This project reconstructs the past 25,000 years of landscape change in the Eastern Desert of Egypt and in Jordan and possibly significantly longer within the Quaternary period.
Location: Egypt, Jordan
Project director(s): Paul Carling (University of Southampton)
Lead institutions and funding:
Alluvial fans are a widespread yet under-utilised source of climate change information in the Levant. Extensive large alluvial fans in the Eastern Desert of Egypt and in Jordan are now largely incised and inactive but may have been built during more pluvial periods. Episodes of fan-building and incision reflect shifts in regional hydrology and sediment supply, which we date using cosmogenic nuclides and optically-stimulated luminescence. This project reconstructs the past 25,000 years of landscape change and possibly significantly longer within the Quaternary period.

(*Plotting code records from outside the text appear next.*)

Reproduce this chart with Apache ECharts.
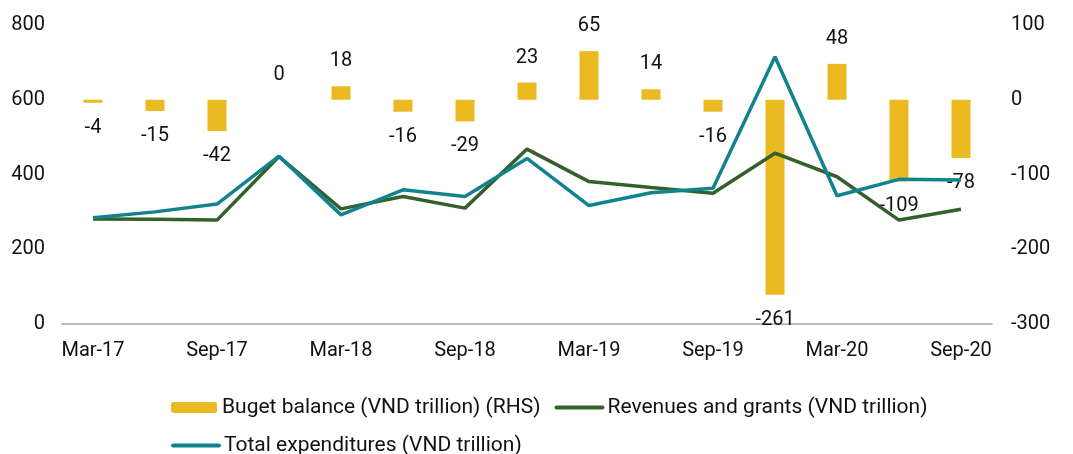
<!DOCTYPE html>
<html>
<head>
<meta charset="utf-8">
<script src="https://cdn.jsdelivr.net/npm/echarts@6/dist/echarts.min.js"></script>
<style>
  html, body { margin: 0; padding: 0; background: #fff; }
  #chart { width: 1073px; height: 454px; }
</style>
</head>
<body>
<div id="chart"></div>
<script>
// quarterly data, Mar-17 .. Sep-20
const quarters = ['Mar-17', 'Jun-17', 'Sep-17', 'Dec-17', 'Mar-18', 'Jun-18', 'Sep-18', 'Dec-18',
  'Mar-19', 'Jun-19', 'Sep-19', 'Dec-19', 'Mar-20', 'Jun-20', 'Sep-20']
const balance = [-4, -15, -42, 0, 18, -16, -29, 23, 65, 14, -16, -261, 48, -109, -78]
const revenues = [281, 280, 278, 448, 308, 341, 310, 468, 381, 365, 350, 457, 394, 278, 307]
const expenditures = [284, 300, 321, 449, 292, 359, 341, 443, 317, 351, 363, 715, 343, 387, 385]
const leftTicks = [0, 800, 200]    // min, max, interval
const rightTicks = [-300, 100, 100]

const names = ['Buget balance (VND trillion) (RHS)', 'Revenues and grants (VND trillion)', 'Total expenditures (VND trillion)']
const font = 'Roboto, "Liberation Sans", sans-serif'

const chart = echarts.init(document.getElementById('chart'))

const barData = balance.map(v => ({
  value: v,
  label: { position: v >= 0 ? 'top' : 'bottom' }
}))

// line items: hide the circle the legend puts on a line icon
const lineItem = name => ({
  name: name,
  itemStyle: { opacity: 0 },
  lineStyle: { width: 4, cap: 'round' }
})

const legendBase = {
  orient: 'horizontal',
  left: 166,
  padding: 5,
  itemWidth: 46,
  itemHeight: 11,
  itemGap: 14,
  textStyle: { fontFamily: font, fontSize: 21, color: '#111' }
}

chart.setOption({
  animation: false,
  grid: { left: 62, right: 81, top: 25, bottom: 130, containLabel: false },
  legend: [
    Object.assign({}, legendBase, { top: 392, data: [names[0], lineItem(names[1])] }),
    Object.assign({}, legendBase, { top: 430, data: [lineItem(names[2])] })
  ],
  xAxis: {
    type: 'category',
    data: quarters,
    boundaryGap: true,
    axisLine: { lineStyle: { color: '#a6a6a6', width: 1.5 } },
    axisTick: { show: false },
    axisLabel: { interval: 1, color: '#111', fontFamily: font, fontSize: 20, margin: 17 }
  },
  yAxis: [
    {
      type: 'value',
      min: leftTicks[0], max: leftTicks[1], interval: leftTicks[2],
      splitLine: { show: false },
      axisLine: { show: false },
      axisTick: { show: false },
      axisLabel: { color: '#111', fontFamily: font, fontSize: 20, margin: 17 }
    },
    {
      type: 'value',
      min: rightTicks[0], max: rightTicks[1], interval: rightTicks[2],
      position: 'right',
      splitLine: { show: false },
      axisLine: { show: false },
      axisTick: { show: false },
      axisLabel: { color: '#111', fontFamily: font, fontSize: 20, margin: 19 }
    }
  ],
  series: [
    {
      name: names[0],
      type: 'bar',
      yAxisIndex: 1,
      barWidth: 19,
      itemStyle: { color: '#EBB921' },
      label: { show: true, distance: 15, color: '#111', fontFamily: font, fontSize: 20 },
      data: barData
    },
    {
      name: names[1],
      type: 'line',
      yAxisIndex: 0,
      symbol: 'none',
      lineStyle: { color: '#34602B', width: 3.5 },
      itemStyle: { color: '#34602B' },
      data: revenues
    },
    {
      name: names[2],
      type: 'line',
      yAxisIndex: 0,
      symbol: 'none',
      lineStyle: { color: '#11838F', width: 3.5 },
      itemStyle: { color: '#11838F' },
      data: expenditures
    }
  ]
})
</script>
</body>
</html>
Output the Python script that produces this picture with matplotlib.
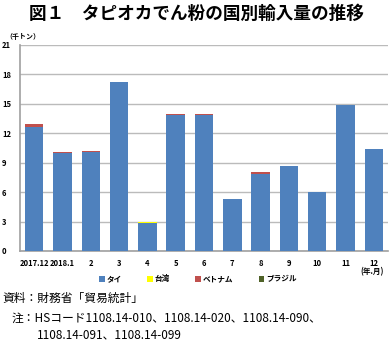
import matplotlib.pyplot as plt
import numpy as np

plt.rcParams['font.family'] = ['Noto Sans CJK JP', 'DejaVu Sans']

months = ['2017.12', '2018.1', '2', '3', '4', '5', '6', '7', '8', '9', '10', '11', '12']
thai = [12.6, 10.0, 10.1, 17.25, 2.9, 13.9, 13.85, 5.3, 7.9, 8.7, 6.05, 14.85, 10.35]
taiwan = [0, 0, 0, 0, 0.05, 0, 0, 0, 0, 0, 0, 0, 0]
vietnam = [0.3, 0.1, 0.05, 0, 0, 0.05, 0.15, 0.05, 0.2, 0, 0, 0, 0.05]
brazil = [0, 0, 0, 0, 0.05, 0, 0, 0, 0, 0, 0, 0, 0]
yticks = [0, 3, 6, 9, 12, 15, 18, 21]

fig = plt.figure(figsize=(3.89, 3.41), dpi=100)
ax = fig.add_axes([20/389, 1-251/341, 368/389, 206/341])

x = np.arange(len(months))
w = 0.65
b1 = np.array(thai)
b2 = b1 + np.array(taiwan)
b3 = b2 + np.array(vietnam)
ax.bar(x, thai, w, color='#4F81BD', label='タイ', zorder=3)
ax.bar(x, taiwan, w, bottom=b1, color='#FFFF00', label='台湾', zorder=3)
ax.bar(x, vietnam, w, bottom=b2, color='#C0504D', label='ベトナム', zorder=3)
ax.bar(x, brazil, w, bottom=b3, color='#4F6228', label='ブラジル', zorder=3)

ax.set_xlim(-0.5, len(months) - 0.5)
ax.set_ylim(0, 21)
ax.set_yticks(yticks)
ax.set_yticklabels([str(v) for v in yticks], fontsize=5.5, fontweight='bold')
ax.set_xticks(x)
ax.set_xticklabels(months, fontsize=5.5, fontweight='bold')
ax.tick_params(length=0, pad=6)
ax.tick_params(axis='y', pad=13)
for lab in ax.get_yticklabels():
    lab.set_horizontalalignment('left')
ax.grid(axis='y', color='#BBBBBB', lw=1, zorder=0)
for s in ['top', 'right']:
    ax.spines[s].set_visible(False)
ax.spines['left'].set_color('#A0A0A0')
ax.spines['bottom'].set_color('#A0A0A0')
ax.spines['left'].set_linewidth(1.2)
ax.spines['bottom'].set_linewidth(1.2)

fig.text(5/389, 1-36/341, '（千トン）', fontsize=5, fontweight='bold', va='center', ha='left')
fig.text(372/389, 1-272/341, '(年.月)', fontsize=5.5, fontweight='bold', va='center', ha='center')

fig.legend(loc='center', bbox_to_anchor=(198/389, 1-279/341), ncol=4, frameon=False,
           handlelength=0.7, handleheight=0.7, handletextpad=0.3,
           columnspacing=3.3, prop={'weight': 'bold', 'size': 5.5})

fig.text(196/389, 1-14/341, '図１　タピオカでん粉の国別輸入量の推移', fontsize=12.7,
         fontweight='bold', ha='center', va='center')
fig.text(2/389, 1-298/341, '資料：財務省「貿易統計」', fontsize=8.5, va='center', ha='left')
fig.text(12/389, 1-318/341, '注：HSコード1108.14-010、1108.14-020、1108.14-090、',
         fontsize=8.5, va='center', ha='left')
fig.text(37/389, 1-335/341, '1108.14-091、1108.14-099', fontsize=8.5, va='center', ha='left')

fig.savefig('out.png', dpi=100)
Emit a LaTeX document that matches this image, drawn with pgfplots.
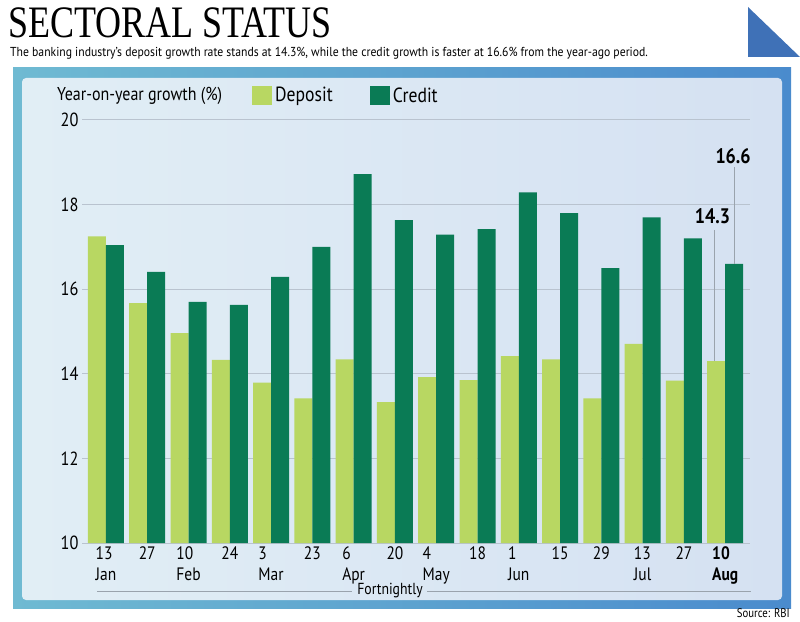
\documentclass[border=0pt]{standalone}
\usepackage{fontspec}
\setmainfont{PT Sans}
\newfontfamily\condfont[FakeStretch=0.86]{PT Sans}
\newfontfamily\subfont[FakeStretch=0.9]{PT Sans}
\newfontfamily\titlefont[FakeStretch=0.8]{Liberation Serif}
\usepackage{pgfplots}
\pgfplotsset{compat=1.18}
\definecolor{dep}{HTML}{B8D762}
\definecolor{cre}{HTML}{0A7B55}
\definecolor{gridc}{HTML}{B9C3CF}
\definecolor{tri}{HTML}{3F71B7}
\definecolor{frameL}{HTML}{6FBAD2}
\definecolor{frameR}{HTML}{4A8BCD}
\definecolor{panelL}{HTML}{E1EEF5}
\definecolor{panelR}{HTML}{D5E1F2}
\definecolor{annot}{HTML}{9AA3AD}
\begin{document}
\begin{tikzpicture}
\path[use as bounding box] (0pt,0pt) rectangle (800pt,621pt);
\shade[left color=frameL, right color=frameR] (13pt,13pt) rectangle (791pt,553pt);
\shade[left color=panelL, right color=panelR, rounded corners=4pt] (22pt,21pt) rectangle (782pt,543pt);
\fill[tri] (748pt,614pt) -- (748pt,564pt) -- (800pt,564pt) -- cycle;
\node[anchor=base west, inner sep=0pt, font=\titlefont\fontsize{45}{45}\selectfont] at (8pt,583pt) {SECTORAL STATUS};
\node[anchor=base west, inner sep=0pt, font=\subfont\fontsize{13}{15}\selectfont] at (10pt,564pt) {The banking industry’s deposit growth rate stands at 14.3\%, while the credit growth is faster at 16.6\% from the year-ago period.};
\node[anchor=base east, inner sep=0pt, font=\condfont\fontsize{12.5}{14}\selectfont] at (790pt,4pt) {Source: RBI};
\node[anchor=base west, inner sep=0pt, font=\condfont\fontsize{18.6}{20}\selectfont] at (57pt,520pt) {Year-on-year growth (\%)};
\node[inner sep=0pt, font=\condfont\fontsize{16}{18}\selectfont] at (390pt,30pt) {Fortnightly};
\draw[annot, line width=0.8pt] (97pt,30pt) -- (352pt,30pt);
\draw[annot, line width=0.8pt] (427pt,30pt) -- (751pt,30pt);
\begin{axis}[
  at={(82pt,78pt)}, anchor=south west,
  scale only axis, width=668pt, height=423pt,
  xmin=-0.58, xmax=15.6, ymin=10, ymax=20,
  ytick={10,12,...,20},
  ymajorgrids, grid style={gridc, line width=1pt},
  axis line style={draw=none}, major tick length=0pt,
  ybar=0pt, bar width=18pt,
  xtick={0,...,15},
  xticklabels={13\\Jan, 27, 10\\Feb, 24, 3\\Mar, 23, 6\\Apr, 20, 4\\May, 18, 1\\Jun, 15, 29, 13\\Jul, 27, \textbf{10}\\\textbf{Aug}},
  xticklabel style={align=left, font=\condfont\fontsize{18}{21}\selectfont, yshift=0pt},
  yticklabel style={font=\condfont\fontsize{19}{21}\selectfont},
  /pgf/number format/assume math mode=true,
  clip=false,
  legend style={at={(0.2545,1.058)}, anchor=west, draw=none, fill=none, inner sep=0pt,
    font=\condfont\fontsize{20.5}{22}\selectfont,
    nodes={inner sep=3pt},
    /tikz/every even column/.append style={column sep=34pt}},
  legend columns=2,
]
\addplot[fill=dep, draw=none, legend image code/.code={\fill[dep] (0pt,-9.5pt) rectangle (20pt,9.5pt);}]
  coordinates {(0,17.25) (1,15.67) (2,14.96) (3,14.33) (4,13.79) (5,13.42) (6,14.34) (7,13.33) (8,13.92) (9,13.85) (10,14.42) (11,14.34) (12,13.42) (13,14.71) (14,13.84) (15,14.3)};
\addlegendentry{Deposit}
\addplot[fill=cre, draw=none, legend image code/.code={\fill[cre] (0pt,-9.5pt) rectangle (20pt,9.5pt);}]
  coordinates {(0,17.04) (1,16.41) (2,15.70) (3,15.63) (4,16.29) (5,17.00) (6,18.72) (7,17.63) (8,17.29) (9,17.42) (10,18.29) (11,17.80) (12,16.50) (13,17.70) (14,17.20) (15,16.6)};
\addlegendentry{Credit}
\draw[annot, line width=0.8pt] (axis cs:15.22,18.88) -- (axis cs:15.22,16.6);
\draw[annot, line width=0.8pt] (axis cs:14.74,17.4) -- (axis cs:14.74,14.3);
\node[font=\condfont\bfseries\fontsize{21}{23}\selectfont, inner sep=0pt] at (axis cs:15.19,19.14) {16.6};
\node[font=\condfont\bfseries\fontsize{21}{23}\selectfont, inner sep=0pt] at (axis cs:14.69,17.72) {14.3};
\end{axis}
\end{tikzpicture}
\end{document}
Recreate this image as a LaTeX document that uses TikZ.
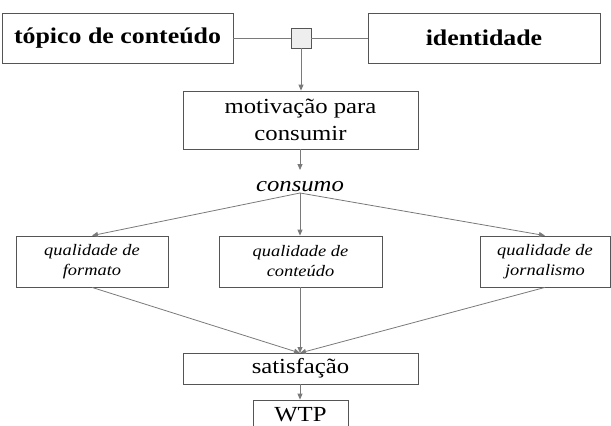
\documentclass[tikz,border=0pt]{standalone}
\usepackage{fontspec}
\setmainfont{Liberation Serif}[FakeStretch=1.15]
\usetikzlibrary{arrows.meta}
\definecolor{boxline}{HTML}{555555}
\definecolor{connline}{HTML}{7A7A7A}
\definecolor{sqfill}{HTML}{EEEEEE}
\begin{document}
\begin{tikzpicture}[x=1pt,y=-1pt,
  box/.style={draw=boxline,line width=0.8pt,rectangle,inner sep=0pt,align=center},
  bigbold/.style={font=\bfseries\fontsize{22.5}{27}\selectfont},
  regtext/.style={font=\fontsize{21.5}{27}\selectfont},
  qualtext/.style={font=\itshape\fontsize{16}{20}\selectfont},
  conn/.style={draw=connline,line width=0.8pt},
  arr/.style={conn,-{Triangle[length=6pt,width=5pt]}},
]
\useasboundingbox (0,0) rectangle (611,426);
\clip (0,0) rectangle (611,426);
% top row
\node[box,bigbold,minimum width=231pt,minimum height=50pt] (top1) at (117.5,38) {tópico de conteúdo};
\node[box,bigbold,minimum width=232pt,minimum height=50pt] (top2) at (484,38) {identidade};
\node[draw=boxline,fill=sqfill,line width=0.8pt,rectangle,inner sep=0pt,minimum size=20pt] (sq) at (301,38) {};
\draw[conn] (top1.east) -- (sq.west);
\draw[conn] (sq.east) -- (top2.west);
% motivation
\node[box,regtext,minimum width=235pt,minimum height=58pt] (mot) at (300.5,120) {motivação para\\consumir};
\draw[arr] (sq.south) -- (sq.south |- mot.north);
% consumo
\node[font=\itshape\fontsize{21.5}{26}\selectfont,inner sep=0pt,anchor=base] (cons) at (300,191) {consumo};
\coordinate (c0) at (300,193);
\draw[arr] (mot.south -| c0) -- (300,170);
% quality boxes
\node[box,qualtext,minimum width=152pt,minimum height=51pt] (q1) at (92,261.5) {qualidade de\\formato};
\node[box,qualtext,minimum width=163pt,minimum height=51pt] (q2) at (300.5,261.5) {qualidade de\\conteúdo};
\node[box,qualtext,minimum width=130pt,minimum height=51pt] (q3) at (545,261.5) {qualidade de\\jornalismo};
\draw[arr] (c0) -- (q1.north);
\draw[arr] (c0) -- (c0 |- q2.north);
\draw[arr] (c0) -- (q3.north);
% satisfaction
\node[box,regtext,minimum width=235pt,minimum height=31pt] (sat) at (300.5,368.5) {satisfação};
\coordinate (s0) at (300,353);
\draw[arr] (q1.south) -- (s0);
\draw[arr] (q2.south -| s0) -- (s0);
\draw[arr] (q3.south) -- (s0);
% WTP
\node[box,regtext,minimum width=95pt,minimum height=30pt] (wtp) at (300.5,415) {WTP};
\draw[arr] (sat.south -| s0) -- (wtp.north -| s0);
\end{tikzpicture}
\end{document}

Field surveys in 2018 and 2019 have mapped incised fan surfaces, logged sedimentary sections and provided datable rock samples. The elevations of recent flood debris, in channels upstream of fans, have been surveyed and used to model the size and frequency of recent floods. These latter data reflect the modern hydrological regimen and provide a benchmark to evaluate the estimates of palaeoflood discharges of Holocene or late Pleistocene ages. As well as explaining past geomorphological evolution of the region, the study has broader implications related to defining wet periods when early humans may have migrated past the Red Sea. As urbanisation and irrigation agriculture becomes increasingly dependent on coastal aquifers, there is a pressing need to define the past and present recharge potential of the aquifers. In contrast, floods from the fans may reach the coast causing damage and loss of life. A better understanding of fan-related flood hydrology will assist in urban planning.
A paper on the modern hydrology of the Eastern Desert has been published. A further paper in revision considers evidence that a Jordanian desert lakeshore hosted human occupation on a corridor for human dispersal out of Africa.
Carling, Paul. 2020. Alluvial fans as indicators of past climate change in the Levant. Bulletin of the Council for British Research in the Levant 2018-2019, p 20.
Abbas et al.. 2020. Flash-flood hydrology and aquifer-recharge in Wadi Umm Sidr, Eastern Desert, Egypt. Journal of Arid Environments, 178.